Desde pequeña, ella soñaba con una vida diferente. Mientras otros hablaban de títulos, ropa costosa o casas enormes, ella imaginaba mañanas sin despertador, tardes sin prisas y noches bajo un cielo lleno de estrellas, lejos del ruido y cerca de su paz.
Por años, vivió según las expectativas: estudiando lo correcto, trabajando en lo seguro, diciendo “sí” a todo lo que no la hacía feliz. Pero en silencio, cada día, alimentaba un pequeño plan. Guardaba parte de su sueldo, leía sobre países lejanos y escribía en hojas de papel lo que ella llamaba su “vida soñada”.

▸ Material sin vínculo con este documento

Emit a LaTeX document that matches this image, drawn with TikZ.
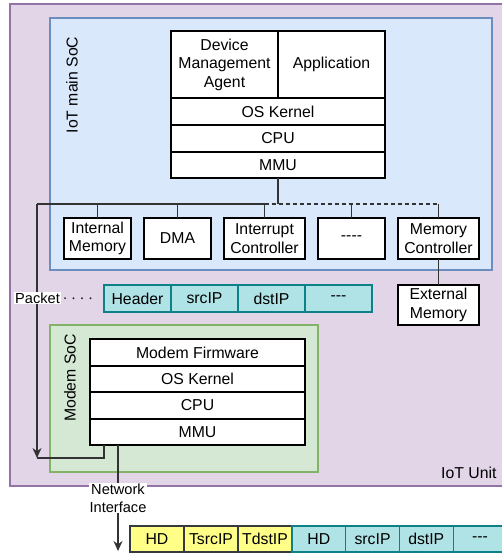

Un día, después de una semana agotadora en un trabajo que la hacía infinitamente miserable, algo dentro de ella se encendió. No fue rabia ni tristeza, sino claridad acompañada de decisión. Ya no podía aplazar lo inevitable: tenía que intentarlo. Renunció a su trabajo y dejó casi todo lo que tenía. Se despidió con una mezcla de miedo y libertad… y se fue.
Viajó ligera… o bueno, eso intentó. Vivió con poco, pero sintió mucho. Aprendió a tomar mate en Argentina, vio las líneas de Nazca y mascó coca en Perú, hizo amigos y bebió vino en un hostal en Chile, se sintió en la luna en Bolivia y experimentó cómo el mar y el río pueden hacerte sentir como en una isla en Uruguay. Conoció la Mitad del Mundo en Ecuador y, allí, donde nadie la conocía, sintió que por fin existía. El reloj ya no mandaba. El sol, la lluvia y sus ganas marcaban el ritmo.
Su vida no era perfecta: hubo días de incertidumbre, errores, pérdidas. Pero por primera vez, todo era suyo. Cada decisión, cada paso, era parte de ese sueño escrito años atrás en sus viejos cuadernos. Lo estaba cumpliendo. Estaba viendo, con sus propios ojos, la Latinoamérica que había imaginado un día conocer.
Hoy, cuando le preguntan si fue feliz, ella no responde con una sonrisa rebuscada. Responde con calma. Porque aprendió que los días de ensueño no son días sin problemas… son días con propósito, con libertad, con alma.